Mengamankan perairan di ujung timur
Pulau Kalimantan juga menyisakan berbagai cerita. Machfudz mengatakan,
mereka tetap berjuang untuk mengemban tugas negara secara maksimal dalam
segala keterbatasan.
"Yang paling terasa adalah akses menuju
lokasi yang sangat sulit. Setelah menggunakan speed boat dari
Sangkulirang menuju Manubar, perjalanan harus dilanjutkan dengan kapal
rakyat menuju Tanjung Mangkalihat selama beberapa jam," katanya.
Saat
ini Mako Lanal Sangatta menugaskan empat personel di Pos TNI AL Tanjung
Mangkalihat. Mereka harus apel di Mako Lanal dalam dua bulan sekali.

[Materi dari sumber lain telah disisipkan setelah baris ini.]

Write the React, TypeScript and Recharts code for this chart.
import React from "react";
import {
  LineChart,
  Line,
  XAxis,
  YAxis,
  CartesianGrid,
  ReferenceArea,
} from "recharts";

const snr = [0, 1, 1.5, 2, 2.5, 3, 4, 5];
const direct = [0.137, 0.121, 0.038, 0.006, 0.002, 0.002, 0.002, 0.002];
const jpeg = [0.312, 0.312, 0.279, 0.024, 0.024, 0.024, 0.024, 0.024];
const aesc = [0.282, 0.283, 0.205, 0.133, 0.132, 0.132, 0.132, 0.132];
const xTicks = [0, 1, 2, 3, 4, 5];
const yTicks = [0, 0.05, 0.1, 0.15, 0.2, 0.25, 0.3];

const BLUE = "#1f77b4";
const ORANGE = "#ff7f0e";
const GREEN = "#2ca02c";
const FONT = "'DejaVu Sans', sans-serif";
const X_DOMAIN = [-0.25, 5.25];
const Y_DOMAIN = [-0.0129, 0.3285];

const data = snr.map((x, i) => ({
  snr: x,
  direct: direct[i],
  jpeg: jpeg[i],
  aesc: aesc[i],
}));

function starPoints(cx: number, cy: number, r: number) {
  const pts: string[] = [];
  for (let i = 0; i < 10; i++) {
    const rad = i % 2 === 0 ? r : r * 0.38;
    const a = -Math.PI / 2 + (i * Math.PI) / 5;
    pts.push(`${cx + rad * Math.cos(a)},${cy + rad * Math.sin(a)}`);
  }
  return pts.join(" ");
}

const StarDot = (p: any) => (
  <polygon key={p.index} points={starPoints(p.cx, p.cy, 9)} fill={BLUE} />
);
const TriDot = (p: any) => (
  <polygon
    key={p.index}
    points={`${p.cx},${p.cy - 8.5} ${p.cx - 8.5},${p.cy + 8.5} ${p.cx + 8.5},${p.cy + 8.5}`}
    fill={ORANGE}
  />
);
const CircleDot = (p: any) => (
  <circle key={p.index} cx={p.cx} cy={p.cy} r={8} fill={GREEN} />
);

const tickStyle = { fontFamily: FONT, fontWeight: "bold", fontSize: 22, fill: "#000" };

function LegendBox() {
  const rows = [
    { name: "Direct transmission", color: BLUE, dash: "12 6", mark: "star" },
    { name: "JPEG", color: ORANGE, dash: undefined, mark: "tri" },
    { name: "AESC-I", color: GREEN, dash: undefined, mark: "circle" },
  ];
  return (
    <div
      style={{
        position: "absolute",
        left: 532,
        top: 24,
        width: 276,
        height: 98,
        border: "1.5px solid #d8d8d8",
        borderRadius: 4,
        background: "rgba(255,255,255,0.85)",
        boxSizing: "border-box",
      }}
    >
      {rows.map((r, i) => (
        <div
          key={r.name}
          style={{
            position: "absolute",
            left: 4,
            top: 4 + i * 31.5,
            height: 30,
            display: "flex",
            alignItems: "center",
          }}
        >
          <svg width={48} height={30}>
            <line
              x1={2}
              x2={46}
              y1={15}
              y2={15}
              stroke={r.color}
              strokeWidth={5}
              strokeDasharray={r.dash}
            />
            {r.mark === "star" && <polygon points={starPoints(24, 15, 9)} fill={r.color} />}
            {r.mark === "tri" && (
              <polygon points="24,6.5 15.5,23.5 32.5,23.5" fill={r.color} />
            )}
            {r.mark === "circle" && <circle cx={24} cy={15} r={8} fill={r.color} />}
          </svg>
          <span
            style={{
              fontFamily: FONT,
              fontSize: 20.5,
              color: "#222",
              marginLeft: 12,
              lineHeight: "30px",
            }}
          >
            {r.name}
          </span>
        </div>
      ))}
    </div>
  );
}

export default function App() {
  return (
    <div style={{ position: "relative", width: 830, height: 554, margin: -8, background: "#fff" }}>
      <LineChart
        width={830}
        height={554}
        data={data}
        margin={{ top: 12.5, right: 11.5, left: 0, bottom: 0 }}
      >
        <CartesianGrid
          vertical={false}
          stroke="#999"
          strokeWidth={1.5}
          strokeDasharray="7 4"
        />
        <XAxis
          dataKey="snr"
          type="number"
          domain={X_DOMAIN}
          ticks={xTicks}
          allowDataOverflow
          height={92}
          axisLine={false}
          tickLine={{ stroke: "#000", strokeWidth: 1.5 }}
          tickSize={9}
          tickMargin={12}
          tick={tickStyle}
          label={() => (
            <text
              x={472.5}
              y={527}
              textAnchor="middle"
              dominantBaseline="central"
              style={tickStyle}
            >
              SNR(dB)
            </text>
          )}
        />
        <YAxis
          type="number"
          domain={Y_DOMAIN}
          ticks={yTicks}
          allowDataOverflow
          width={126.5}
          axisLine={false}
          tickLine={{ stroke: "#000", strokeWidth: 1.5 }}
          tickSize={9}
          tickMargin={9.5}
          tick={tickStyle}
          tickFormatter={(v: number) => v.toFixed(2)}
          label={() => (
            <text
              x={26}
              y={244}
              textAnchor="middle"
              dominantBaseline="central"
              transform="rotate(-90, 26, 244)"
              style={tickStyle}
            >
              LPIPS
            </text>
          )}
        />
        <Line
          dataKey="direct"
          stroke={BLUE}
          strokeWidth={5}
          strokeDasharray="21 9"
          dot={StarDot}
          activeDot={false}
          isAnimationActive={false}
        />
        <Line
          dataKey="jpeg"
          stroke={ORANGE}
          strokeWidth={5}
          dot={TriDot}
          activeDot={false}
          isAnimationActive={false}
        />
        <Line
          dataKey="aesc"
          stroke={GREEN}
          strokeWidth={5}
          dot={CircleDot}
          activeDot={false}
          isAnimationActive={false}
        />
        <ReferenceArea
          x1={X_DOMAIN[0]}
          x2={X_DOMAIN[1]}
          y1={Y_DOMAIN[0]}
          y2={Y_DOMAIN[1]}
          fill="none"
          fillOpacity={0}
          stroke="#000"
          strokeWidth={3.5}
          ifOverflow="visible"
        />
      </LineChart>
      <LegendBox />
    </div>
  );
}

Dalam kondisi ini, Machfudz mengatakan mereka berupaya mengemban tugas
dengan sebaik baiknya.
Yang menarik, karena belum ada BTS tower,
mereka hanya bisa berkomunikasi dengan pesan singkat. "Untuk mencari
sinyal, kami harus naik motor tujuh kilometer. Itu pun sinyalnya
terputus-putus. Jadi komunikasi dengan Mako Lanal lebih banyak lewat
SMS. Kami mengecek dua hari sekali," katanya.
Karena merasakan
sendiri kendala yang dialami, Machfudz menyampaikan beberapa kebutuhan
mendasar kawasan yang dihuni sekitar 300 KK tersebut. "Yang utama adalah
jalan darat. Selama ini kami harus lewat laut atau memutar ke arah
Berau melalui Teluk Sulaiman. Jalan tembus ke Manubar sangat
diperlukan," katanya.
Selain itu, pasokan listrik masih
mengandalkan genset. Kalaupun ada genset, masih mengandalkan pasokan
solar dari Sulawesi. "Masyarakat banyak tergantung pada pasokan dari
Sulawesi. Baik pangan maupun BBM," katanya.
Salah satu solusi
untuk mengatasi problem listrik adalah dengan penggunaan solar cell atau
pembangkit listrik tenaga surya. Hal ini perlu diupayakan secara
serius. "Di kawasan tersebut juga belum ada dermaga. Perjalanan harus
disambung dengan kapal kecil sampai ke tepian," katanya.
Selaku
personel TNI yang juga berposisi sebagai masyarakat, Machfudz pun
berharap agar geliat pembangunan bisa ditularkan secara proporsional di
kawasan tersebut. Sehingga mampu menjadi "pelepas dahaga" bagi para
warga yang terpisah jarak ratusan kilometer dengan ibukota kabupaten.